I have the larger 900 Woodrat but decided to give the through dove tail method shown for the WR600 a go as it looked so clean and straight forward in the video. I was making an oak tray and I put the bottom groove in first and spaced the three joints out but not symetrically. Having the grooves made life difficult as it all became handed I would not do this again. One end worked a treat but the method seemed unable to complete the box and I had to resort to the marker method shown at http://www.aldel.co.uk/Dovetails.htm has anyone else found this or am I doing something silly?

I suspect the method does not work for non symetrical jointing.


----------



## Beau (17 Aug 2015)

Not sure what the dovetail method for the WR600 is but what's wrong with doing as designed on the 900? Have you a link for WR600 method?

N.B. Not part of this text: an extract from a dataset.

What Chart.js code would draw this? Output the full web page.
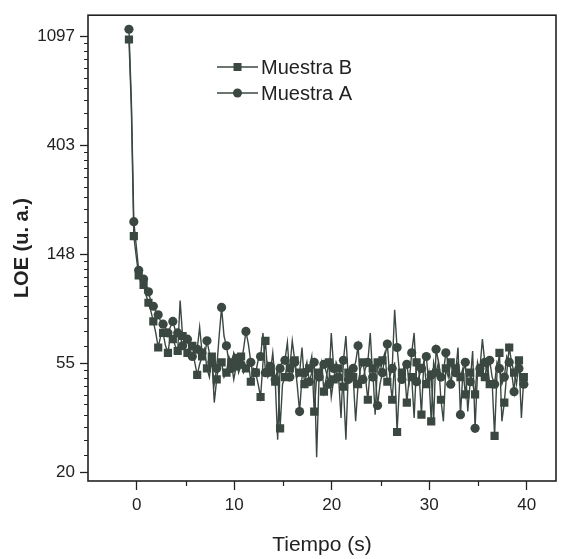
<!DOCTYPE html>
<html>
<head>
<meta charset="utf-8">
<script src="https://cdn.jsdelivr.net/npm/chart.js@4.4.1/dist/chart.umd.min.js"></script>
<style>
  html, body { margin: 0; padding: 0; background: #fff; }
  #wrap { width: 569px; height: 559px; }
</style>
</head>
<body>
<div id="wrap"><canvas id="loeChart" width="569" height="559"></canvas></div>
<script>
// Tiempo (s) de cada lectura
const tiempo = [
  -0.8,-0.55,-0.3,-0.05,0.2,0.45,0.7,0.95,1.2,1.45,1.7,1.95,2.2,2.45,2.7,2.95,3.2,3.45,3.7,3.95,
  4.2,4.45,4.7,4.95,5.2,5.45,5.7,5.95,6.2,6.45,6.7,6.95,7.2,7.45,7.7,7.95,8.2,8.45,8.7,8.95,
  9.2,9.45,9.7,9.95,10.2,10.45,10.7,10.95,11.2,11.45,11.7,11.95,12.2,12.45,12.7,12.95,13.2,13.45,13.7,13.95,
  14.2,14.45,14.7,14.95,15.2,15.45,15.7,15.95,16.2,16.45,16.7,16.95,17.2,17.45,17.7,17.95,18.2,18.45,18.7,18.95,
  19.2,19.45,19.7,19.95,20.2,20.45,20.7,20.95,21.2,21.45,21.7,21.95,22.2,22.45,22.7,22.95,23.2,23.45,23.7,23.95,
  24.2,24.45,24.7,24.95,25.2,25.45,25.7,25.95,26.2,26.45,26.7,26.95,27.2,27.45,27.7,27.95,28.2,28.45,28.7,28.95,
  29.2,29.45,29.7,29.95,30.2,30.45,30.7,30.95,31.2,31.45,31.7,31.95,32.2,32.45,32.7,32.95,33.2,33.45,33.7,33.95,
  34.2,34.45,34.7,34.95,35.2,35.45,35.7,35.95,36.2,36.45,36.7,36.95,37.2,37.45,37.7,37.95,38.2,38.45,38.7,38.95,
  39.2,39.45,39.7
];

// LOE (u. a.) - Muestra A (circulos)
const muestraA = [
  1169,600, 200,160, 128,122, 118,112, 105,96, 92,88, 85,80, 78,75, 72,76, 80,74,
  72,70, 64,66, 68,60, 58,62, 62,76, 60,58, 67,60, 55,45, 52,70, 91,70,
  64,55, 52,60, 57,50, 54,62, 73,65, 55,48, 50,56, 58,72, 50,55, 53,50,
  47,27, 52,56, 56,66, 48,50, 55,45, 35,48, 50,55, 46,50, 55,23, 48,52,
  54,50, 45,72, 52,50, 48,33, 56,70, 47,50, 52,55, 64,45, 47,52, 55,72,
  48,50, 37,45, 50,58, 65,48, 52,89, 63,50, 47,55, 54,46, 60,72, 46,48,
  52,55, 58,45, 49,32, 62,55, 48,50, 60,55, 45,52, 50,63, 34,50, 55,35,
  46,61, 30,50, 52,68, 55,50, 56,48, 45,55, 52,45, 48,58, 55,50, 42,56,
  52,48, 45
];

// LOE (u. a.) - Muestra B (cuadrados)
const muestraB = [
  1064,560, 175,145, 122,118, 112,102, 95,88, 80,72, 63,70, 72,64, 60,70, 68,64,
  61,97, 70,62, 60,66, 64,55, 49,54, 58,62, 52,48, 58,38, 47,56, 55,48,
  50,58, 55,47, 53,56, 58,50, 52,55, 46,52, 50,45, 40,55, 67,48, 50,60,
  46,52, 30,45, 48,54, 52,67, 56,48, 50,63, 45,50, 52,58, 35,48, 50,55,
  42,48, 55,40, 47,55, 52,48, 44,27, 50,52, 48,32, 45,52, 55,48, 39,52,
  52,34, 55,50, 56,60, 46,48, 39,55, 29,45, 50,52, 38,48, 48,33, 55,50,
  34,56, 45,50, 32,55, 50,55, 39,32, 52,48, 55,50, 52,55, 48,52, 41,50,
  50,45, 41,55, 50,50, 48,55, 45,46, 28,50, 60,32, 38,50, 63,55, 50,45,
  56,33, 48
];

// Ejes
const xTicks = [0, 10, 20, 30, 40];
const xMinorTicks = [5, 15, 25, 35];
const yTicks = [20.0855, 54.598, 148.41, 403.43, 1096.63];
const yTickLabels = ['20', '55', '148', '403', '1097'];

const ink = '#222222';
const serieColor = '#3a4841';
const fontFamily = '"Liberation Sans", Arial, sans-serif';

// minor ticks of the ln axis: 9 linear steps between two majors
const yMinorTicks = [];
for (let i = 0; i < yTicks.length - 1; i++) {
    const step = (yTicks[i + 1] - yTicks[i]) / 10;
    for (let k = 1; k < 10; k++) {
        yMinorTicks.push(yTicks[i] + k * step);
    }
}

function toPoints(values) {
    return values.map(function(v, i) {
        return { x: tiempo[i], y: v };
    });
}

// symbols only on every second reading
function everyOther(size) {
    return function(ctx) {
        return ctx.dataIndex % 2 === 0 ? size : 0;
    };
}

const legendItems = [
    { label: 'Muestra B', style: 'rect', y: 67 },
    { label: 'Muestra A', style: 'circle', y: 93 }
];

function drawMarker(ctx, style, x, y) {
    ctx.beginPath();
    if (style === 'rect') {
        ctx.rect(x - 4, y - 4, 8, 8);
    } else {
        ctx.arc(x, y, 4.5, 0, Math.PI * 2);
    }
    ctx.fill();
}

const frameAndExtras = {
    id: 'frameAndExtras',
    afterDraw(chart) {
        const ctx = chart.ctx;
        const a = chart.chartArea;
        const x = chart.scales.x;
        const y = chart.scales.y;
        ctx.save();

        // plot frame
        ctx.strokeStyle = ink;
        ctx.lineWidth = 1.6;
        ctx.strokeRect(a.left, a.top, a.right - a.left, a.bottom - a.top);

        // minor ticks
        ctx.lineWidth = 1.2;
        ctx.beginPath();
        xMinorTicks.forEach(function(v) {
            const px = Math.round(x.getPixelForValue(v)) + 0.5;
            ctx.moveTo(px, a.bottom);
            ctx.lineTo(px, a.bottom + 5);
        });
        yMinorTicks.forEach(function(v) {
            const py = Math.round(y.getPixelForValue(v)) + 0.5;
            ctx.moveTo(a.left, py);
            ctx.lineTo(a.left - 4, py);
        });
        ctx.stroke();

        // legend inside the plot
        ctx.font = '20px ' + fontFamily;
        ctx.textBaseline = 'middle';
        ctx.textAlign = 'left';
        legendItems.forEach(function(item) {
            ctx.strokeStyle = serieColor;
            ctx.fillStyle = serieColor;
            ctx.lineWidth = 1.4;
            ctx.beginPath();
            ctx.moveTo(217, item.y);
            ctx.lineTo(258, item.y);
            ctx.stroke();
            drawMarker(ctx, item.style, 237.5, item.y);
            ctx.fillStyle = ink;
            ctx.fillText(item.label, 261, item.y + 1);
        });

        ctx.restore();
    }
};

const loeChart = new Chart(document.getElementById('loeChart').getContext('2d'), {
    type: 'line',
    data: {
        datasets: [{
            label: 'Muestra B',
            data: toPoints(muestraB),
            borderColor: serieColor,
            backgroundColor: serieColor,
            borderWidth: 1.4,
            pointStyle: 'rect',
            pointRadius: everyOther(5.8),
            pointBorderWidth: 0,
            tension: 0,
            order: 1
        }, {
            label: 'Muestra A',
            data: toPoints(muestraA),
            borderColor: serieColor,
            backgroundColor: serieColor,
            borderWidth: 1.4,
            pointStyle: 'circle',
            pointRadius: everyOther(4.6),
            pointBorderWidth: 0,
            tension: 0,
            order: 0
        }]
    },
    options: {
        responsive: false,
        animation: false,
        events: [],
        layout: {
            padding: { left: 6, top: 12, right: 13, bottom: 0 }
        },
        plugins: {
            legend: { display: false },
            tooltip: { enabled: false }
        },
        scales: {
            x: {
                type: 'linear',
                min: -5,
                max: 43,
                afterBuildTicks: function(scale) {
                    scale.ticks = xTicks.map(function(v) { return { value: v }; });
                },
                afterFit: function(scale) {
                    scale.height = 78;
                },
                grid: {
                    drawOnChartArea: false,
                    drawTicks: true,
                    tickLength: 9,
                    tickColor: ink,
                    tickWidth: 1.3
                },
                border: { display: false },
                ticks: {
                    autoSkip: false,
                    maxRotation: 0,
                    padding: 5,
                    color: ink,
                    font: { family: fontFamily, size: 17 }
                },
                title: {
                    display: true,
                    text: 'Tiempo (s)',
                    color: ink,
                    padding: { top: 0, bottom: 1 },
                    font: { family: fontFamily, size: 21 }
                }
            },
            y: {
                type: 'logarithmic',
                min: 18.5,
                max: 1330,
                afterBuildTicks: function(scale) {
                    scale.ticks = yTicks.map(function(v) { return { value: v }; });
                },
                afterFit: function(scale) {
                    scale.width = 82;
                },
                grid: {
                    drawOnChartArea: false,
                    drawTicks: true,
                    tickLength: 8,
                    tickColor: ink,
                    tickWidth: 1.3
                },
                border: { display: false },
                ticks: {
                    autoSkip: false,
                    padding: 5,
                    color: ink,
                    font: { family: fontFamily, size: 17 },
                    callback: function(value, index) {
                        return yTickLabels[index];
                    }
                },
                title: {
                    display: true,
                    text: 'LOE (u. a.)',
                    color: ink,
                    padding: { top: 4, bottom: 4 },
                    font: { family: fontFamily, size: 20, weight: 'bold' }
                }
            }
        }
    },
    plugins: [frameAndExtras]
});
</script>
</body>
</html>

Yes it's handed but making non symmetrical dovetails makes them look far more classy and hand made IMO. Mark your pieces carefully to avoid mistakes.


----------



## harvestbarn (17 Aug 2015)

The link requested is at https://www.youtube.com/watch?v=AemWj6tq79g 
I agree with all you say but as you will see in the video it is recommended for our machine when used on longer stock and it does look very clean.


----------



## PAC1 (17 Aug 2015)

I have had the same problem one end is fine the other is out. I have not worked out a solution yet but I plan to work it out soon. You end up with a mirror image of what you need which seems to suggest you need to turn the timber over.


----------



## Beau (17 Aug 2015)

Had a quick glance through the vid and think I see your problem 

Solution is to not to mark on the aly but machine a piece of scrap and attach in the T slot in the underside of the face of the rat. Do your marking on this and you can flip it over for reversed pieces. I mark a knife line and read off the back of the vertical fence. I don't mark the shape of the tail just a vertical line. You cut the tail and the pin to the same reference and all should be good. Will watch the video later to make sure I have understood the issue correctly

Hope that makes sense.


----------



## harvestbarn (18 Aug 2015)

That sounds a fairly straight foward method Beau thanks for sharing it. I will give it a try and see how it works in practice. 
The vertical line marking does seem a very clean method with less scope for error once the handing issue is sorted.


----------